What can we charge for?
Alongside rent and deposits, agents and landlords will only be permitted to charge tenants fees associated with:
- A change or early termination of a tenancy when requested by the tenant
- Utilities, communication services and Council Tax
- Payment of damages where the tenant has breached terms in their tenancy agreement
- Payments arising from a default by the tenant where they have had to replace keys or a respective security device, or a charge for late rent payment (not exceeding 3% above the bank of England base rate)
Changes to the tenancy
While most costs related to assignment or surrender of a tenancy are prohibited, landlords and agents are still allowed to charge certain small sums to tenants if the tenant requests a change in tenant or an early surrender.
Where the tenants have requested early surrender of the tenancy, the landlord or agent may charge fees equivalent to the loss incurred. As charges such as referencing, tenancy drafting, etc are prohibited landlords will not be able to show a loss has been incurred for the provision of these services. Instead, landlords and agents will be able to charge the equivalent of the rent lost due to the unforeseen void period. As the void period may not be clear at the point of charging many landlords and agents will likely start to regularly refuse tenants looking to surrender early as a result.
What are the financial penalties for ignoring the ban?
Where a breach has occurred and a banned fee or payment is taken, tenants will be able to get any money wrongly paid back via the county court. Local Trading Standards are supposed to assist tenants with this in some fashion once it comes into force.
The landlord or agent may be charged interest on this from the day that the prohibited payment was taken.
In addition, local trading standards will be required to enforce this legislation and will issue a fine of up to £5,000 for a first offence. Subsequent breaches are criminal offences or alternatively, the landlord can be fined up to £30,000 as a civil penalty and be subject to a banning order.
Will you be restricted from serving a Section 21 notice if I charge fees?
No Section 21 notice may be given so long as a prohibited payment was requested, paid by a tenant and is still being held by the landlord or agent.
Landlords and agents can either refund the prohibited payment or, with the permission of the tenant, use that money as payment towards rent or the deposit.
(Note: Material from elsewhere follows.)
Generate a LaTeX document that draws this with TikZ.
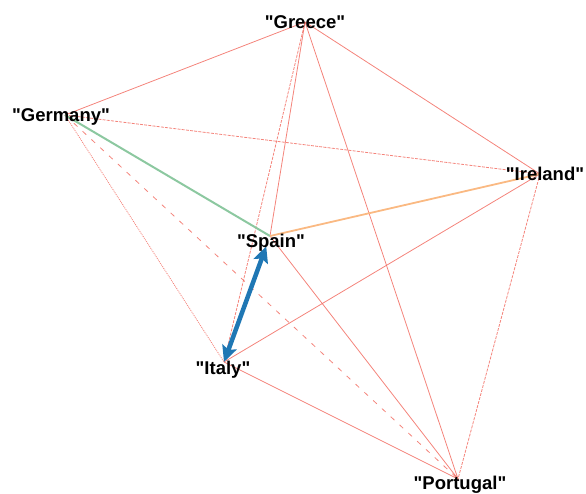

Deposits will be limited to the equivalent of 5 weeks' rent as a maximum amount for tenancies where the annual rent is below £50,000.
Deposits for tenancies where the annual rent is £50,000 or more are limited to the equivalent of 6 weeks rent.
What tenancy types does this legislation apply to?
Only ASTs, student accommodation, and licences are caught by this. Company lets and non-assured tenancies will be exempt.
What you need to be thinking about before the ban comes in
Landlords and agents will have to consider their current business models carefully. The prohibition on fees will impact heavily on some business models and this is likely to lead to increasing rents or heavier costs to the landlords.
Similarly, it is vital that landlords and agents consider whether their current tenancy agreements and holding deposit forms are fit for purpose once the new legislation comes into force. The RLA will be updating our documents to ensure compliance with the ban on fees prior to it coming into force. We would urge any of our members to use the new documents once they are published.
The above guidance is based on the current draft of the Tenant Fees Bill.
Until the 1st June 2019, we will continue to charge tenants for their Tenancy Agreement, referencing, renewals, tenant replacements and checkouts. After that, we will no longer be able to do so.